Input rows →

■ ■ ■

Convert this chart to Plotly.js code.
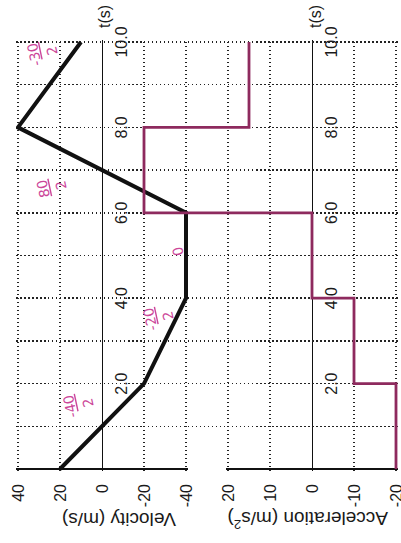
<!DOCTYPE html>
<html><head><meta charset="utf-8">
<script src="https://cdn.plot.ly/plotly-3.0.1.min.js"></script>
<style>
html,body{margin:0;padding:0;background:#fff;overflow:hidden;}
#wrap{position:relative;width:401px;height:543px;overflow:hidden;background:#fff;}
#chart{position:absolute;left:0;top:0;width:543px;height:401px;transform-origin:0 0;}
#chart.rot{transform:translateY(543px) rotate(-90deg);}
</style></head><body>
<div id="wrap"><div id="chart"></div></div>
<script>
// ---- data ----
const time = [0, 2, 4, 6, 8, 10];
const velocity = [20, -20, -40, -40, 40, 10];
const accTime = [0, 2, 4, 6, 8, 10];
const acceleration = [-20, -10, 0, 40, 15, 15];

const timeTicks = [2, 4, 6, 8, 10];
const timeTickText = ['2.0', '4.0', '6.0', '8.0', '10.0'];
const timeGrid = [1, 2, 3, 4, 5, 6, 7, 8, 9, 10];
const velTicks = [-40, -20, 0, 20, 40];
const velTickText = ['-40', '-20', '0', '20', '40'];
const accTicks = [-20, -10, 0, 10, 20];
const accTickText = ['-20', '-10', '0', '10', '20'];

const noteText = ['-<u>40</u><br>2', '-<u>20</u><br>2', '0', '<u>80</u><br>2', '-<u>30</u><br>2'];
const noteTime = [1.5, 3.55, 5.1, 6.6, 9.75];
const noteVel = [11, -27, -36, 24, 28];

// ---- geometry of the unrotated figure (it is turned by CSS once drawn) ----
const W = 543, H = 401, PAD = 2;
// pixel frame of each scale: [start px, end px, value at start, value at end]
const tFrame = [74, 501, 0, 10];          // left -> right
const vFrame = [186, 18, -40, 40];        // bottom -> top (y px measured from the top)
const aFrame = [396, 228, -20, 20];

function xSpec(f) {
  const k = (f[3] - f[2]) / (f[1] - f[0]);
  return {domain: [(f[0] - PAD) / W, (f[1] + PAD) / W], range: [f[2] - PAD * k, f[3] + PAD * k]};
}
function ySpec(f, bottomPx, topPx) {
  const k = (f[3] - f[2]) / (f[0] - f[1]);
  const b = bottomPx === undefined ? f[0] + PAD : bottomPx;
  const t = topPx === undefined ? f[1] - PAD : topPx;
  return {domain: [1 - b / H, 1 - t / H], range: [f[2] - (b - f[0]) * k, f[3] + (f[1] - t) * k]};
}
const tS = xSpec(tFrame);
const vS = ySpec(vFrame), aS = ySpec(aFrame);
// one layer spanning both panels and the gap, for the curves and the time grid
const spanBottom = aFrame[0] + PAD, spanTop = vFrame[1] - PAD;
const vSpan = ySpec(vFrame, spanBottom, spanTop), aSpan = ySpec(aFrame, spanBottom, spanTop);

const FONT = 'Liberation Sans, Arial, Helvetica, sans-serif';
const INK = '#1a1a1a';
const DOTS = {gridcolor: '#222', gridwidth: 1.5, griddash: '1.5px,2.5px'};
const base = Object.assign({ticks: '', zeroline: false, showline: false, fixedrange: true,
  ticklabeloverflow: 'allow', tickfont: {family: FONT, size: 16, color: INK}}, DOTS);
const hidden = {ticks: '', showticklabels: false, showgrid: false, zeroline: false, showline: false, fixedrange: true};

const traces = [
  {x: time, y: velocity, xaxis: 'x3', yaxis: 'y3', mode: 'lines',
   line: {color: '#111', width: 4}, hoverinfo: 'skip', showlegend: false},
  {x: accTime, y: acceleration, xaxis: 'x3', yaxis: 'y4', mode: 'lines',
   line: {color: '#8e2a5e', width: 2.8, shape: 'hv'}, hoverinfo: 'skip', showlegend: false}
];

const annotations = [
  {xref: 'paper', yref: 'paper', x: 23 / W, y: 1 - 119 / H, xanchor: 'center', yanchor: 'middle',
   text: 'Velocity (m/s)', textangle: -90, showarrow: false, font: {family: FONT, size: 19, color: INK}},
  {xref: 'paper', yref: 'paper', x: 23 / W, y: 1 - 308 / H, xanchor: 'center', yanchor: 'middle',
   text: 'Acceleration (m/s<sup>2</sup>)', textangle: -90, showarrow: false,
   font: {family: FONT, size: 19, color: INK}},
  {xref: 'x', yref: 'y', x: 10, y: 0, xanchor: 'left', yanchor: 'middle', xshift: 12, yshift: -3,
   text: 't(s)', showarrow: false, font: {family: FONT, size: 16, color: INK}},
  {xref: 'x2', yref: 'y2', x: 10, y: 0, xanchor: 'left', yanchor: 'middle', xshift: 12, yshift: -3,
   text: 't(s)', showarrow: false, font: {family: FONT, size: 16, color: INK}}
];
noteText.forEach((t, i) => annotations.push({
  xref: 'x', yref: 'y', x: noteTime[i], y: noteVel[i], text: t, showarrow: false, align: 'center',
  xanchor: 'center', yanchor: 'middle', textangle: -12,
  font: {family: 'DejaVu Sans, sans-serif', size: 14, color: '#cc4699'}
}));

const timeAxis = (pos) => Object.assign({}, base, {domain: tS.domain, range: tS.range,
  anchor: 'free', position: pos, tickmode: 'array', tickvals: timeTicks, ticktext: timeTickText,
  ticklabelstandoff: 8, showgrid: false,
  zeroline: true, zerolinecolor: '#111', zerolinewidth: 1.5});
const valueAxis = (spec, anchor, vals, text) => Object.assign({}, base, {domain: spec.domain, range: spec.range,
  anchor: anchor, tickmode: 'array', tickvals: vals, ticktext: text, ticklabelstandoff: 12, showgrid: true,
  zeroline: true, zerolinecolor: '#111', zerolinewidth: 1});

const layout = {
  width: W, height: H,
  margin: {l: 0, r: 0, t: 0, b: 0},
  paper_bgcolor: '#ffffff', plot_bgcolor: 'rgba(0,0,0,0)',
  showlegend: false,
  font: {family: FONT, color: INK},
  xaxis: timeAxis(1 - 102 / H),
  yaxis: valueAxis(vS, 'x', velTicks, velTickText),
  xaxis2: timeAxis(1 - 312 / H),
  yaxis2: valueAxis(aS, 'x2', accTicks, accTickText),
  xaxis3: Object.assign({}, base, {domain: tS.domain, range: tS.range, anchor: 'y3',
    tickmode: 'array', tickvals: timeGrid, showticklabels: false, showgrid: true}),
  yaxis3: Object.assign({}, hidden, {domain: vSpan.domain, range: vSpan.range, anchor: 'x3'}),
  yaxis4: Object.assign({}, hidden, {range: aSpan.range, overlaying: 'y3', anchor: 'x3'}),
  annotations: annotations
};

// Plotly lays out its texts before the page is turned, then the finished figure is rotated.
Plotly.newPlot('chart', traces, layout, {staticPlot: true, displayModeBar: false})
  .then(function () { document.getElementById('chart').classList.add('rot'); });
</script>
</body></html>
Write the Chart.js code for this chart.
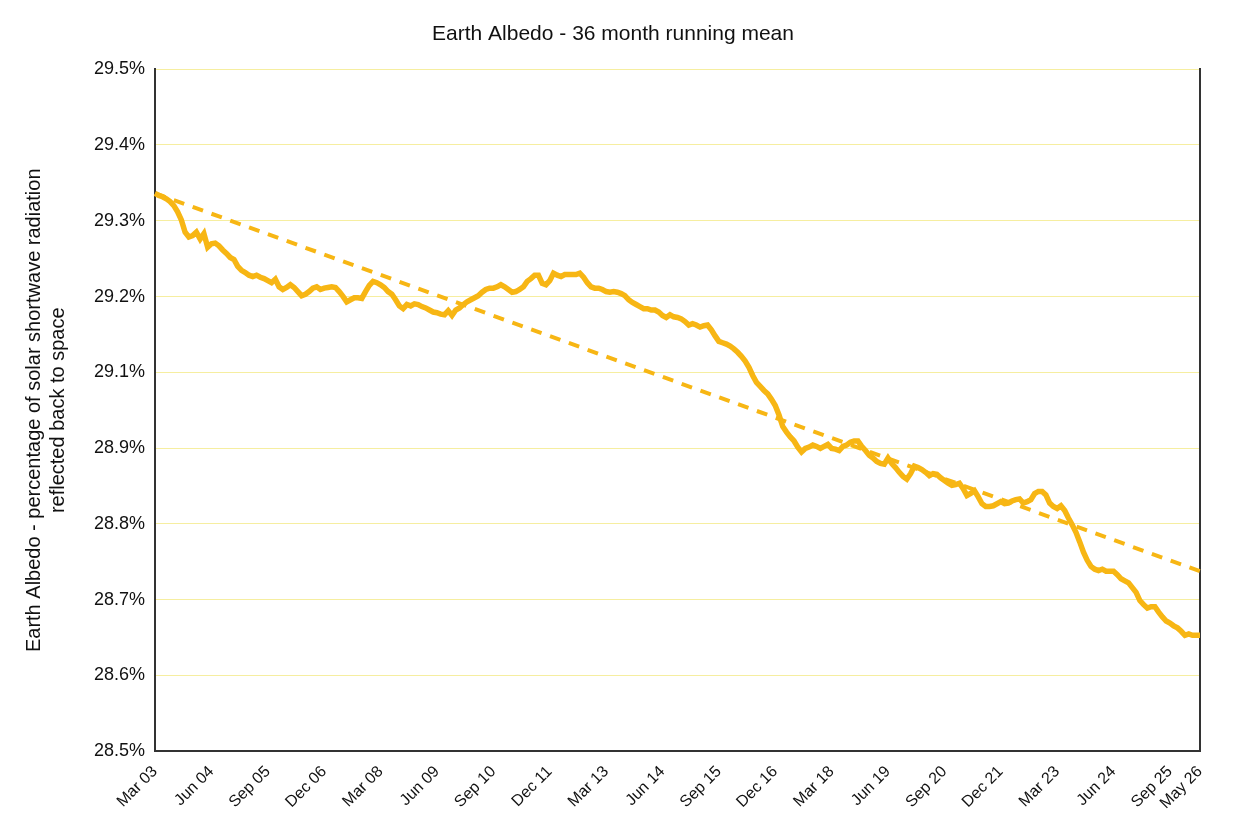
<!DOCTYPE html>
<html>
<head>
<meta charset="utf-8">
<script src="https://cdn.jsdelivr.net/npm/chart.js@4/dist/chart.umd.min.js"></script>
<style>
  body { margin: 0; background: #fff; }
</style>
</head>
<body>
<canvas id="c" width="1234" height="822"></canvas>
<script>
// Monthly 36-month running mean, Mar 2003 .. May 2026 (279 months)
const albedo = [
  29.318, 29.315, 29.313, 29.310, 29.306, 29.300, 29.291, 29.279, 29.261, 29.254,
  29.256, 29.261, 29.251, 29.259, 29.239, 29.244, 29.245, 29.241, 29.235, 29.230,
  29.224, 29.221, 29.211, 29.205, 29.202, 29.198, 29.196, 29.198, 29.195, 29.193,
  29.190, 29.187, 29.192, 29.181, 29.177, 29.180, 29.184, 29.180, 29.174, 29.168,
  29.170, 29.174, 29.179, 29.181, 29.177, 29.179, 29.180, 29.181, 29.180, 29.174,
  29.167, 29.159, 29.162, 29.165, 29.165, 29.164, 29.174, 29.183, 29.189, 29.187,
  29.184, 29.180, 29.174, 29.170, 29.162, 29.153, 29.149, 29.155, 29.153, 29.156,
  29.155, 29.152, 29.150, 29.147, 29.144, 29.143, 29.141, 29.140, 29.146, 29.139,
  29.147, 29.150, 29.155, 29.159, 29.162, 29.165, 29.168, 29.173, 29.177, 29.179,
  29.179, 29.181, 29.184, 29.181, 29.177, 29.173, 29.174, 29.177, 29.181, 29.189,
  29.193, 29.198, 29.198, 29.186, 29.184, 29.190, 29.201, 29.198, 29.196, 29.199,
  29.199, 29.199, 29.199, 29.201, 29.195, 29.187, 29.181, 29.179, 29.179, 29.177,
  29.174, 29.173, 29.174, 29.173, 29.171, 29.168, 29.162, 29.158, 29.155, 29.152,
  29.149, 29.149, 29.147, 29.147, 29.144, 29.139, 29.136, 29.140, 29.137, 29.136,
  29.134, 29.130, 29.125, 29.127, 29.125, 29.122, 29.124, 29.125, 29.118, 29.109,
  29.101, 29.099, 29.097, 29.094, 29.090, 29.085, 29.079, 29.072, 29.063, 29.051,
  29.041, 29.035, 29.029, 29.024, 29.016, 29.007, 28.993, 28.976, 28.968, 28.961,
  28.955, 28.946, 28.939, 28.944, 28.946, 28.949, 28.947, 28.944, 28.947, 28.950,
  28.944, 28.943, 28.941, 28.947, 28.949, 28.953, 28.955, 28.955, 28.947, 28.941,
  28.934, 28.930, 28.925, 28.922, 28.921, 28.930, 28.922, 28.916, 28.909, 28.903,
  28.899, 28.907, 28.918, 28.916, 28.913, 28.909, 28.904, 28.907, 28.906, 28.901,
  28.897, 28.893, 28.890, 28.891, 28.893, 28.885, 28.875, 28.878, 28.882, 28.873,
  28.863, 28.859, 28.859, 28.860, 28.863, 28.866, 28.863, 28.864, 28.867, 28.869,
  28.870, 28.864, 28.866, 28.869, 28.878, 28.881, 28.881, 28.876, 28.864, 28.859,
  28.856, 28.860, 28.853, 28.842, 28.832, 28.821, 28.807, 28.792, 28.780, 28.771,
  28.767, 28.765, 28.767, 28.764, 28.764, 28.764, 28.759, 28.753, 28.750, 28.747,
  28.740, 28.733, 28.721, 28.715, 28.710, 28.712, 28.712, 28.704, 28.697, 28.691,
  28.688, 28.684, 28.681, 28.676, 28.670, 28.672, 28.670, 28.670, 28.670
]
// Linear trend endpoints (first and last month)
const trendStart = 29.318
const trendEnd = 28.764

const xTickLabels = ['Mar 03', 'Jun 04', 'Sep 05', 'Dec 06', 'Mar 08', 'Jun 09', 'Sep 10',
  'Dec 11', 'Mar 13', 'Jun 14', 'Sep 15', 'Dec 16', 'Mar 18', 'Jun 19', 'Sep 20',
  'Dec 21', 'Mar 23', 'Jun 24', 'Sep 25', 'May 26']
const yTickLabels = ['28.5%', '28.6%', '28.7%', '28.8%', '28.9%', '29.1%', '29.2%', '29.3%', '29.4%', '29.5%']

const monthNames = ['Jan', 'Feb', 'Mar', 'Apr', 'May', 'Jun', 'Jul', 'Aug', 'Sep', 'Oct', 'Nov', 'Dec']
const labels = albedo.map((_, i) => {
  const m = 2 + i
  const yr = 3 + Math.floor(m / 12)
  return monthNames[m % 12] + ' ' + String(yr).padStart(2, '0')
})
const trend = albedo.map((_, i) => i === 0 ? trendStart : (i === albedo.length - 1 ? trendEnd : null))

const font = 'Helvetica, "Liberation Sans", Arial, sans-serif'

new Chart(document.getElementById('c'), {
  type: 'line',
  data: {
    labels: labels,
    datasets: [{
      data: albedo,
      borderColor: '#f7b614',
      borderWidth: 5.5,
      pointRadius: 0,
      tension: 0
    }, {
      data: trend,
      borderColor: '#f7b614',
      borderWidth: 4,
      borderDash: [11, 9],
      pointRadius: 0,
      spanGaps: true
    }]
  },
  options: {
    responsive: false,
    animation: false,
    layout: { padding: { top: 14, right: 26, left: 18, bottom: 6 } },
    plugins: {
      legend: { display: false },
      tooltip: { enabled: false },
      title: {
        display: true,
        text: 'Earth Albedo - 36 month running mean',
        color: '#111',
        font: { family: font, size: 21, weight: 'normal' },
        padding: { top: 8, bottom: 22 }
      }
    },
    scales: {
      x: {
        offset: false,
        grid: { display: false },
        border: { color: '#333', width: 2 },
        ticks: {
          autoSkip: false,
          maxRotation: 45,
          minRotation: 45,
          color: '#111',
          font: { family: font, size: 16 },
          callback: function (v, i) {
            const l = labels[i]
            return xTickLabels.includes(l) ? l : null
          }
        }
      },
      y: {
        min: 28.5,
        max: 29.5,
        afterBuildTicks: (axis) => {
          axis.ticks = yTickLabels.map((_, k) => ({ value: 28.5 + k / 9 }))
        },
        grid: { color: '#f6eea0', lineWidth: 1, drawTicks: false },
        border: { color: '#333', width: 2 },
        ticks: {
          color: '#111',
          padding: 10,
          font: { family: font, size: 18 },
          callback: (v, i) => yTickLabels[i]
        },
        title: {
          display: true,
          text: ['Earth Albedo - percentage of solar shortwave radiation', 'reflected back to space'],
          color: '#111',
          font: { family: font, size: 20 },
          padding: { bottom: 14 }
        }
      },
      y2: {
        position: 'right',
        min: 28.5,
        max: 29.5,
        grid: { display: false },
        border: { color: '#333', width: 2 },
        ticks: { display: false }
      }
    }
  }
})
</script>
</body>
</html>
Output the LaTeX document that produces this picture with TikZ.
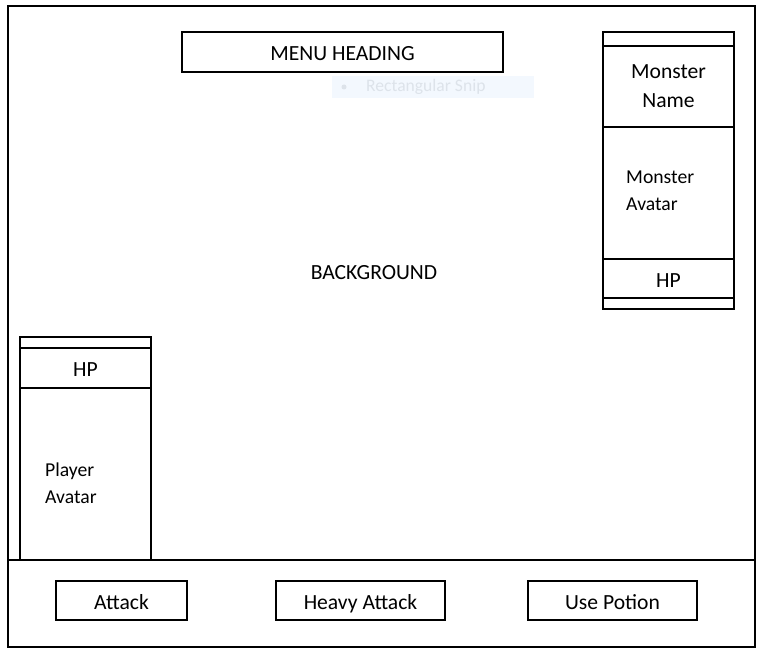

■ ■ ■

Skip the pictures. Restate exactly the lines from the start of the entries through the line containing "const acceleration = [-20, -10, 0, 40, 15, 15];", both ends included.

Task answer →
Convert this chart to Plotly.js code.
<!DOCTYPE html>
<html><head><meta charset="utf-8">
<script src="https://cdn.plot.ly/plotly-3.0.1.min.js"></script>
<style>
html,body{margin:0;padding:0;background:#fff;overflow:hidden;}
#wrap{position:relative;width:401px;height:543px;overflow:hidden;background:#fff;}
#chart{position:absolute;left:0;top:0;width:543px;height:401px;transform-origin:0 0;}
#chart.rot{transform:translateY(543px) rotate(-90deg);}
</style></head><body>
<div id="wrap"><div id="chart"></div></div>
<script>
// ---- data ----
const time = [0, 2, 4, 6, 8, 10];
const velocity = [20, -20, -40, -40, 40, 10];
const accTime = [0, 2, 4, 6, 8, 10];
const acceleration = [-20, -10, 0, 40, 15, 15];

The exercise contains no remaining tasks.